Meredith: When I meditate, I often find my thoughts flowing; memories rise up, emotions rise up, bodily sensations all become rather present in a way they were not before. When I realize my thoughts are rambling, I bring myself back to my breath, to this moment now, and now, and now. Sometimes, as I have been taught, I might say to myself, "thoughts" or "sounds" or "sensations" etc, to sort of claim and categorize what my mind is focusing on, so that I can then watch it dissolve the focus (only then so very soon observe my thoughts take on yet another shape). In the long hours of sitting at retreat, I began to get a little more creative with my categories, such as noticing when my thoughts were memories, or when my emotions were of sorrow, etc. One such category that I noticed myself claiming, almost more than any other of my thinking patterns, was what I began to term "fiction". This was the label I gave to my thinking when I was building stories about what might happen, or a story about what could have happened, or what someone may have done or said, invented conversations, etc.
I was thinking about this tendency and its relationship to scripts. Our minds, my mind anyway, so naturally moves into scripts or invented fictions of reality. I wondered how much of my day is spent in this kind of thinking. I think it might be a lot of the time, if my meditation time is any indication. It is helpful, it would seem, to bring conscious awareness to the way our minds work. My first tendency is to pass some judgment about it, such as thinking in scripts or fiction is a bad or wrong way of thinking. But I quickly see humor in the judgment, too. Who says it's bad? We wouldn't have storytellers or playwrights without fiction and script thinking. But do you see the trickiness of fiction thinking? Do you see that lines between fiction and reality are hazy? Do you experience that this is rather exciting in fact, that we aren't always clear if something is fiction or fact?

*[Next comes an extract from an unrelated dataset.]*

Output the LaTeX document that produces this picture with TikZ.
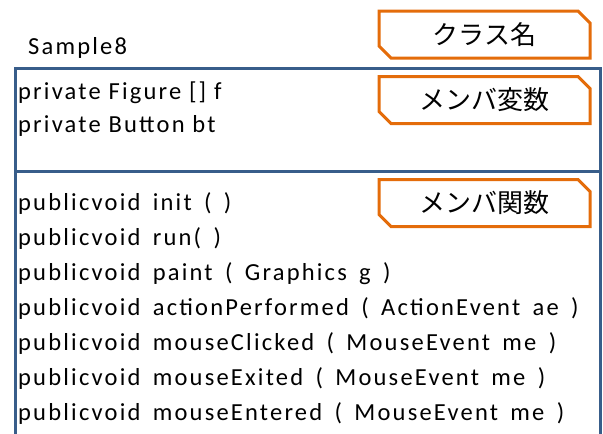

Mind ramblings this bright day, when homework and taxes are on the table in front of me.
Aki: I've been pondering this, thinking about what you said here about fiction and fact and meditation.
I have many fictions, thoughts and fantasies. I find when I cling to them I suffer. When I release them, as in meditation, I enjoy, the moment, this living moment. There is joy. I release into freshness, spontaneity and authenticity. When I hold on to my fictions, or facts for that matter, I tend to suffer. When I hold on to a fiction, thought or fantasy it is a short trip to manipulation, orchestration, attempting to control, and scripting. Imagination, imaging, fantasizing, creating a fiction is one thing, but quickly I tend to move unconsciously to manipulation and trying to control.
By itself fantasy or imagination can inform, give messages, possibilities, alternatives, suggest direction, opportunity. I have response-ability. I can nurture the fantasy or thought or I can release it, let it go. With awareness and the ability to respond with awareness, our behavior tends to be accurate and authentic. But it seems without this important awareness we are like a leaf on the wind, animated by these thoughts and fantasies or facts in an unconscious way. When it is unconscious our behavior is generally in the service of survival and security, following the impulse of want and fear.
When I become fascinated and preoccupied with a thought or fantasy or a fact pattern, then I am susceptible to the human tendency toward behavior driven by unconscious want or fear. But if I stay present, conscious, aware, like in meditation, meditative awareness then neither fact nor fiction hinders. I am not attempting to manipulate or script life, but responding through wakefulness. In this way I nurture wakefulness, soulfulness. I nurture the emerging essence. And it is so joyful to see and feel being meeting itself, perfection recognizing perfection everywhere. This awareness can be nurtured.